Even though the summer of 2012 has been mercifully cooling off lately, you only have to live in St. Louis for a few years to realize that our Augusts can be brutally hot and miserable.
Today we have the advantages of air-conditioning, but our 19th-century predecessors obviously didn't. Fortunately for them, they had caves. St. Louis is built on top of thick layers of limestone — a relatively soluble kind of rock that's susceptible to the formation of caves and tunnels over millions of years. The caves maintain a constant temperature of about 56 or 57 degrees.
When French trappers decided to plant a town here in 1764, they chose the location for many good reasons, but the thought of having ready access to temperature-regulated underground vaults probably wasn't one of them.

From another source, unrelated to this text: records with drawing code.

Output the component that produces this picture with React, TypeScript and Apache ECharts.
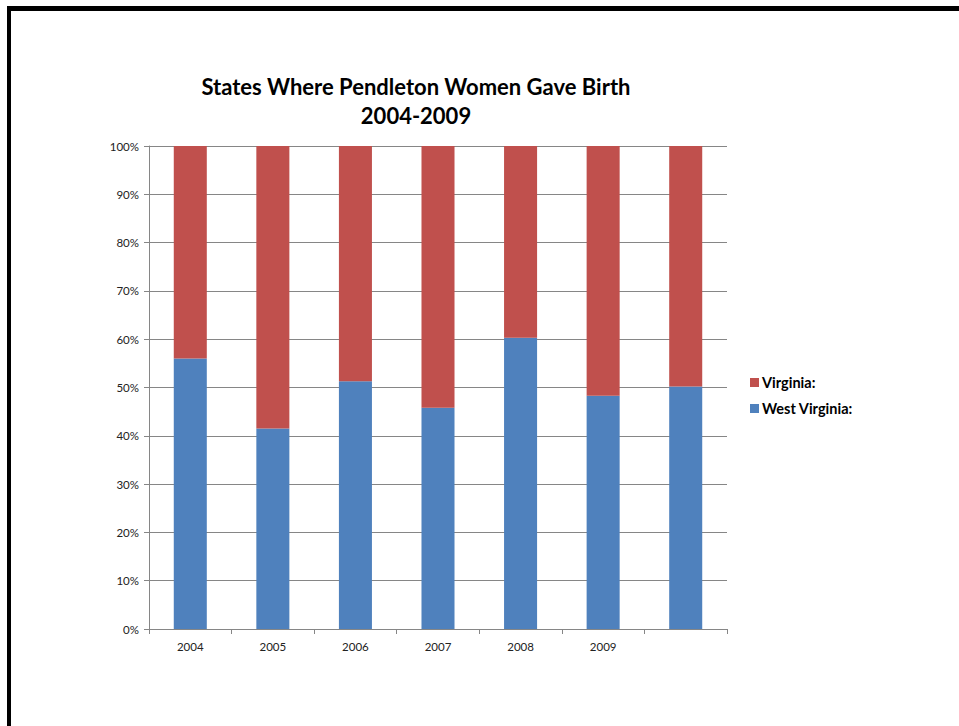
import React, { useEffect, useRef } from "react";
import * as echarts from "echarts";

// Share of births by state, in percent of each year's total
const years = ["2004", "2005", "2006", "2007", "2008", "2009", ""];
const westVirginia = [56.0, 41.5, 51.3, 45.8, 60.3, 48.3, 50.2];
const virginia = westVirginia.map((v) => +(100 - v).toFixed(1));
const seriesNames = ["West Virginia:", "Virginia:"];
const legendOrder = ["Virginia:", "West Virginia:"];

const FONT = "Lato, 'Liberation Sans', sans-serif";

export default function App() {
  const ref = useRef<HTMLDivElement>(null);

  useEffect(() => {
    if (!ref.current) return;
    const chart = echarts.init(ref.current, undefined, { renderer: "svg" });
    chart.setOption({
      animation: false,
      backgroundColor: "#ffffff",
      title: {
        text: "States Where Pendleton Women Gave Birth\n2004-2009",
        left: 411,
        top: 67,
        textAlign: "center",
        textStyle: {
          fontFamily: FONT,
          fontWeight: "bold",
          fontSize: 22,
          lineHeight: 29,
          color: "#000",
        },
      },
      legend: {
        orient: "vertical",
        left: 745,
        top: 370,
        itemWidth: 9,
        itemHeight: 9,
        itemGap: 11,
        icon: "rect",
        data: legendOrder,
        textStyle: {
          fontFamily: FONT,
          fontWeight: "bold",
          fontSize: 14.5,
          lineHeight: 15,
          color: "#000",
          padding: [0, 0, 0, -2],
        },
      },
      grid: { left: 149, right: 232, top: 146, bottom: 97, containLabel: false },
      xAxis: {
        type: "category",
        data: years,
        boundaryGap: true,
        axisLine: { show: true, lineStyle: { color: "#868686", width: 1 } },
        axisTick: { show: true, length: 5, alignWithLabel: false, lineStyle: { color: "#868686" } },
        axisLabel: { fontFamily: FONT, fontSize: 11.5, color: "#222", margin: 11 },
      },
      yAxis: {
        type: "value",
        min: 0,
        max: 100,
        interval: 10,
        axisLine: { show: true, lineStyle: { color: "#868686", width: 1 } },
        axisTick: { show: true, length: 5, lineStyle: { color: "#868686" } },
        axisLabel: { formatter: "{value}%", fontFamily: FONT, fontSize: 11.5, color: "#222", margin: 10 },
        splitLine: { show: true, lineStyle: { color: "#868686", width: 1 } },
      },
      series: [
        {
          name: seriesNames[0],
          type: "bar",
          stack: "share",
          data: westVirginia,
          barWidth: "40%",
          itemStyle: { color: "#4F81BD" },
        },
        {
          name: seriesNames[1],
          type: "bar",
          stack: "share",
          data: virginia,
          barWidth: "40%",
          itemStyle: { color: "#C0504D" },
        },
      ],
    });
    return () => chart.dispose();
  }, []);

  return (
    <div style={{ position: "fixed", left: 0, top: 0, width: 959, height: 726, background: "#fff" }}>
      <div ref={ref} style={{ position: "absolute", left: 0, top: 0, width: 959, height: 726 }} />
      <div style={{ position: "absolute", left: 7, top: 6, width: 952, height: 5, background: "#000" }} />
      <div style={{ position: "absolute", left: 7, top: 6, width: 4, height: 720, background: "#000" }} />
    </div>
  );
}
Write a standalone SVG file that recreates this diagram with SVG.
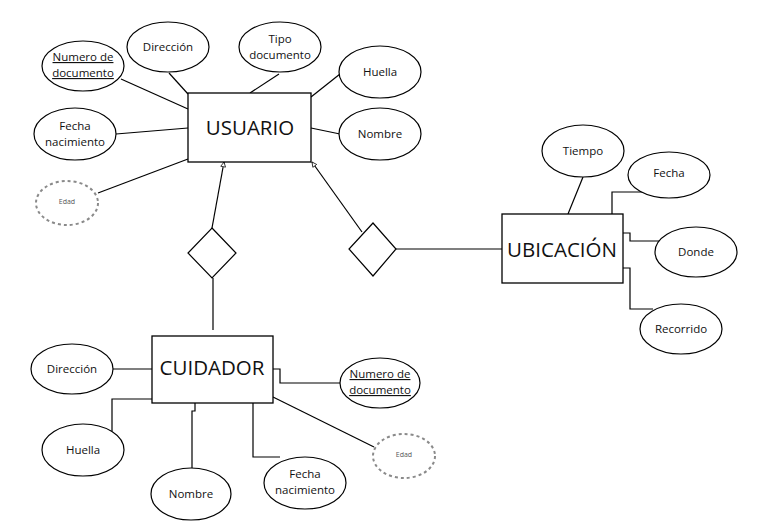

But a few generations later, the caves which had been discovered under the city attracted a lot of German brewers and other entrepreneurs. The naturally cooled caves were ideal for the aging, chilling and storage of lager beer in the pre-refrigerated days. By the 1840s and '50s, dozens of breweries were operating in St. Louis. Many of them originated here simply to take advantage of the caves.
It didn't take long for smart businessmen to figure out that a cool cave full of beer would be a very popular destination during the heat of Midwestern summers. Soon they were outfitting caves with brick walls, wooden floors and gas lights. Some of the larger caves even featured bandstands or stages.
One of the most famous and popular St. Louis underground venues of that era was Uhrig's Cave, which was located near today's intersection of Washington and Jefferson Avenues. Brothers Ignatz and Joseph Uhrig owned a brewery nearby, and they constructed a series of subterranean tunnels to move fresh beer directly into the caves. They also added a 300-seat theatre to the cave, and it was reportedly the site of the American premiere of Gilbert and Sullivan's musical, "H.M.S. Pinafore."
The Civil War interrupted the popularity of the city's caves, as military leaders claimed the vaults for the hiding or storage of weapons, ammunition and supplies. Guns and bullets were sometimes concealed inside beer barrels and wagons, although I sure don't see the logic behind that decision. Did some Army officer actually believe that enemy soldiers who stumbled upon the caves might not be inclined to open the beer containers first?
After the war, the cave operators quickly got back to the business of serving hot, thirsty St. Louisans in comfort.
In addition to providing air-cooled venues for entertainment and socializing, other elaborate cave systems below the city became private playgrounds for wealthy brewers. The legendary Cherokee Cave near Broadway in south St. Louis was owned by the well-known Lemp brewing family, who later installed a ballroom and swimming pool in their underground haven.
Today Cherokee Cave has taken on a bit of a mythical status among urban spelunkers and local historians. Although most entrances to the cave have been lost over the years to the construction of highways and buildings, daring explorers can still get into Cherokee's caverns and passageways — usually illegally. A number of years ago, a Channel Nine video crew went along on a special tour of the cave, and the place still revealed signs of its former glory.
There are also many recurring stories about Cherokee Cave being haunted. That would be consistent with the scary tales of Lemp Mansion, the brewing family's infamous home which was the scene of so many disturbing personal tragedies. Some adventurous individuals who have entered the cave report strange, unexplained sounds coming from Cherokee's depths, including classic ghostly noises such as moaning, weeping and the rattling of chains.
The history and folklore associated with St. Louis' many caves can be genuinely fascinating, but the willingness to crawl down into the cold, damp muck requires another level of commitment.
My personal spelunking career came to an abrupt and painful end in college when I fell off a cliff inside Buckner's Cave in southern Indiana. That was like a nightmare — free-falling in total darkness — which I'd rather forget. Now give me underground pavement, hand rails and electric lights.
If you get the urge to tour a cave, try Meramec Caverns in Stanton or Onondaga Cave near Leasburg. To add a literary spin to your trip, head up to Hannibal and visit Mark Twain Cave, first made famous in "Tom Sawyer."
However, in each of those places you'll have to go back outside to find a cold beer.